• Stated goal
Only the lines from the start of the entries up to and including the line with "radius=205, y radius=173];" should be written out, exactly as they stand.

• Information shown
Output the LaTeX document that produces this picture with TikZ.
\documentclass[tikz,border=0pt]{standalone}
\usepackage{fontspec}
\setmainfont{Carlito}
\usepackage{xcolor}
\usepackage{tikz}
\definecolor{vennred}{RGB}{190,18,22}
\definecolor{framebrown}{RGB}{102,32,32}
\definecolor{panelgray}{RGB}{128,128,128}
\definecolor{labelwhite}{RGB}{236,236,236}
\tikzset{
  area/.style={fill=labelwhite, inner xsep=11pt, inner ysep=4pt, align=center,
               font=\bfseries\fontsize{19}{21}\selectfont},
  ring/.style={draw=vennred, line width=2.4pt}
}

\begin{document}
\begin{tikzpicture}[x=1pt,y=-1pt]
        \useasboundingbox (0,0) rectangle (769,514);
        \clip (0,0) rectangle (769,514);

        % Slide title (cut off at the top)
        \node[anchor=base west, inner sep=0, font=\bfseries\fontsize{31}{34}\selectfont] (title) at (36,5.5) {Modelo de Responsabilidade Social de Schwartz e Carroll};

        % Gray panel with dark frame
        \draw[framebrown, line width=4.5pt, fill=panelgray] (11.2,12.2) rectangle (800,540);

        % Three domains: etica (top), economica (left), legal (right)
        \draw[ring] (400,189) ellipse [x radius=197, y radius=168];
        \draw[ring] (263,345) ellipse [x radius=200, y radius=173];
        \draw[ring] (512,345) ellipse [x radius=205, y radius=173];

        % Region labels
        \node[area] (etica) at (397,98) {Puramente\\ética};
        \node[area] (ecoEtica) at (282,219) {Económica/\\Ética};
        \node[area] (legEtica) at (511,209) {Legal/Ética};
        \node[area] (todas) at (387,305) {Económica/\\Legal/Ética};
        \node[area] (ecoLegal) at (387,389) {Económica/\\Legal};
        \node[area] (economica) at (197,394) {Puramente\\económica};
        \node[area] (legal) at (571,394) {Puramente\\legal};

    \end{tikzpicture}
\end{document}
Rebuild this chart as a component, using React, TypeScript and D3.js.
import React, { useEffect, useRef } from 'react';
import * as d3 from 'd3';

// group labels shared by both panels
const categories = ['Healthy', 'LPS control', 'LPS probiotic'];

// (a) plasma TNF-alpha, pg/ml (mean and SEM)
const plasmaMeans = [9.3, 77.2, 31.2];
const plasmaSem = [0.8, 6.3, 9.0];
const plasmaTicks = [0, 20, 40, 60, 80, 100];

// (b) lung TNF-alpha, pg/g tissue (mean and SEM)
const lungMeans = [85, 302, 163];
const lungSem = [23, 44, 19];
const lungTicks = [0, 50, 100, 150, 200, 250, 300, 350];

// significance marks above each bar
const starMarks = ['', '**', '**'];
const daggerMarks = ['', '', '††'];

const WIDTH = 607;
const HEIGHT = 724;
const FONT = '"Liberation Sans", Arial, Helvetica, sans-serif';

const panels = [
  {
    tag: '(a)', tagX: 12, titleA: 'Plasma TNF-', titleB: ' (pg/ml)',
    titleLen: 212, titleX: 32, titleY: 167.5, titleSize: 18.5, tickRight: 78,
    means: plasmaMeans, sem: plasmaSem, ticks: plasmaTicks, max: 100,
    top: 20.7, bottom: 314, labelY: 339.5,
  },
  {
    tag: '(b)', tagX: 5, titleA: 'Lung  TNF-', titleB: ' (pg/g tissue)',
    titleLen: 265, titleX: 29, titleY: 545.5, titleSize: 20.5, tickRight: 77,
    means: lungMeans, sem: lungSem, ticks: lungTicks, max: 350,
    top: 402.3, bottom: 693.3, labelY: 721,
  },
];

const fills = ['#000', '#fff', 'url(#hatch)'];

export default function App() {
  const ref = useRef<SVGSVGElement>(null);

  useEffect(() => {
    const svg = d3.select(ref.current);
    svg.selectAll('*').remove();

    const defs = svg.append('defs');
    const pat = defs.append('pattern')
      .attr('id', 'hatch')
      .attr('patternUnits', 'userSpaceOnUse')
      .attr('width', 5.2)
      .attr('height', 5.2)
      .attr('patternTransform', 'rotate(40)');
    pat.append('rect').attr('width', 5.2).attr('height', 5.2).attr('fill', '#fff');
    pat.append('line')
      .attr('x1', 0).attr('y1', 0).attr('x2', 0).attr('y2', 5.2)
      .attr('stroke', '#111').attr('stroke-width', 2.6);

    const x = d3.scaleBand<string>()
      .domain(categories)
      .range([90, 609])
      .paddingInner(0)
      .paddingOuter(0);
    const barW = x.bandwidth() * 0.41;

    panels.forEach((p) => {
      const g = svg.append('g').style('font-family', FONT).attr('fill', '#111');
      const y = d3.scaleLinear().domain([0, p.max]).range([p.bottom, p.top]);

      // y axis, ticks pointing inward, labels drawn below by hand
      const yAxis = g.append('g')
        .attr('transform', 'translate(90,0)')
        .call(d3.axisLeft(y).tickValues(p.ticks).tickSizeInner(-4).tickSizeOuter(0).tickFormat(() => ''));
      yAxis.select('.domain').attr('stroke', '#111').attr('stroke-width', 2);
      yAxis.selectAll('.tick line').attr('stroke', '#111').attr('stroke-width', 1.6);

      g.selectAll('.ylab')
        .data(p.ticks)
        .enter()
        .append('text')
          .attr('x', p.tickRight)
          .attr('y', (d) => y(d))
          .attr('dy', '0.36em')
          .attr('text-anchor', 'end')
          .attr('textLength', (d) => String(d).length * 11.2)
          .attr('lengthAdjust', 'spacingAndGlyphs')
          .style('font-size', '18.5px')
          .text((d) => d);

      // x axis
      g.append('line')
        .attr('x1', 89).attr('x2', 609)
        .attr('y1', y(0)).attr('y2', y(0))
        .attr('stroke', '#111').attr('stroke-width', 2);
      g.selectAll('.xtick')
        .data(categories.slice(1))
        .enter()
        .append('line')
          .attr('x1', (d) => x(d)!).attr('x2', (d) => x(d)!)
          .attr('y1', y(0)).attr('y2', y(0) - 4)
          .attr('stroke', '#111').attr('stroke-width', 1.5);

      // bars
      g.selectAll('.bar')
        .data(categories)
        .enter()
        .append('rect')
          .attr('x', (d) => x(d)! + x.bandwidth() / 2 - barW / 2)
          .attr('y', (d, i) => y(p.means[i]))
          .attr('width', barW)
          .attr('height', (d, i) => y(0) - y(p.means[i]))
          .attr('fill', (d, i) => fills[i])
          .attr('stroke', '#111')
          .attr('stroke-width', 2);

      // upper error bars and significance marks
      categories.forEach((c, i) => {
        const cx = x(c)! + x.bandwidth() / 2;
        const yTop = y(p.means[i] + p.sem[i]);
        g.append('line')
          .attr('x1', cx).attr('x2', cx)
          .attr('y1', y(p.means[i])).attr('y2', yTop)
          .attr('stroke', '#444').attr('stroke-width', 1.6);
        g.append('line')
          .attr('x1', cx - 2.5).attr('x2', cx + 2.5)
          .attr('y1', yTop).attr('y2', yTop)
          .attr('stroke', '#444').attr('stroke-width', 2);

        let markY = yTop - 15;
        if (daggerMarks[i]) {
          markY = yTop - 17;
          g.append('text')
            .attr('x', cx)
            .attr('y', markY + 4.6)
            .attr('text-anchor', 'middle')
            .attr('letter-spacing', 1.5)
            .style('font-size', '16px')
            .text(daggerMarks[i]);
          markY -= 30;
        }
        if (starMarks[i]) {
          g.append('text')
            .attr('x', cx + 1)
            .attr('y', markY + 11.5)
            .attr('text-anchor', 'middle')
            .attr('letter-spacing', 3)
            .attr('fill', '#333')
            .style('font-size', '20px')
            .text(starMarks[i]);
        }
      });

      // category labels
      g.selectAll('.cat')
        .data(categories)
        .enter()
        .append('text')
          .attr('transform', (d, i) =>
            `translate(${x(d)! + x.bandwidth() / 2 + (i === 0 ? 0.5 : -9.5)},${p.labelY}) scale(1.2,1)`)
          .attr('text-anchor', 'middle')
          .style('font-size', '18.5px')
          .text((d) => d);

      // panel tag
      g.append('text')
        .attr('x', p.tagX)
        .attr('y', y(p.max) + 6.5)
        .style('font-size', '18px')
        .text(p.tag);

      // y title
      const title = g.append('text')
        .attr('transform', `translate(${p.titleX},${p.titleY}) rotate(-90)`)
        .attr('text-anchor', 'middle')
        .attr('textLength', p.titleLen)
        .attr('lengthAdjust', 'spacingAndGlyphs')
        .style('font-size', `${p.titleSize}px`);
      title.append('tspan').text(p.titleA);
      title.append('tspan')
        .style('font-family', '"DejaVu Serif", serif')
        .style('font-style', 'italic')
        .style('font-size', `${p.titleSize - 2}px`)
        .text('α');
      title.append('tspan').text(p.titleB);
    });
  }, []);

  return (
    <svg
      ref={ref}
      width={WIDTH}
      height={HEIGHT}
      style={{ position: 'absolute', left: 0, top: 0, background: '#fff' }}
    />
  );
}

• Full answer
Output the LaTeX document that produces this picture with TikZ.
\documentclass[tikz,border=0pt]{standalone}
\usepackage{fontspec}
\setmainfont{Carlito}
\usepackage{xcolor}
\usepackage{tikz}
\definecolor{vennred}{RGB}{190,18,22}
\definecolor{framebrown}{RGB}{102,32,32}
\definecolor{panelgray}{RGB}{128,128,128}
\definecolor{labelwhite}{RGB}{236,236,236}
\tikzset{
  area/.style={fill=labelwhite, inner xsep=11pt, inner ysep=4pt, align=center,
               font=\bfseries\fontsize{19}{21}\selectfont},
  ring/.style={draw=vennred, line width=2.4pt}
}

\begin{document}
\begin{tikzpicture}[x=1pt,y=-1pt]
        \useasboundingbox (0,0) rectangle (769,514);
        \clip (0,0) rectangle (769,514);

        % Slide title (cut off at the top)
        \node[anchor=base west, inner sep=0, font=\bfseries\fontsize{31}{34}\selectfont] (title) at (36,5.5) {Modelo de Responsabilidade Social de Schwartz e Carroll};

        % Gray panel with dark frame
        \draw[framebrown, line width=4.5pt, fill=panelgray] (11.2,12.2) rectangle (800,540);

        % Three domains: etica (top), economica (left), legal (right)
        \draw[ring] (400,189) ellipse [x radius=197, y radius=168];
        \draw[ring] (263,345) ellipse [x radius=200, y radius=173];
        \draw[ring] (512,345) ellipse [x radius=205, y radius=173];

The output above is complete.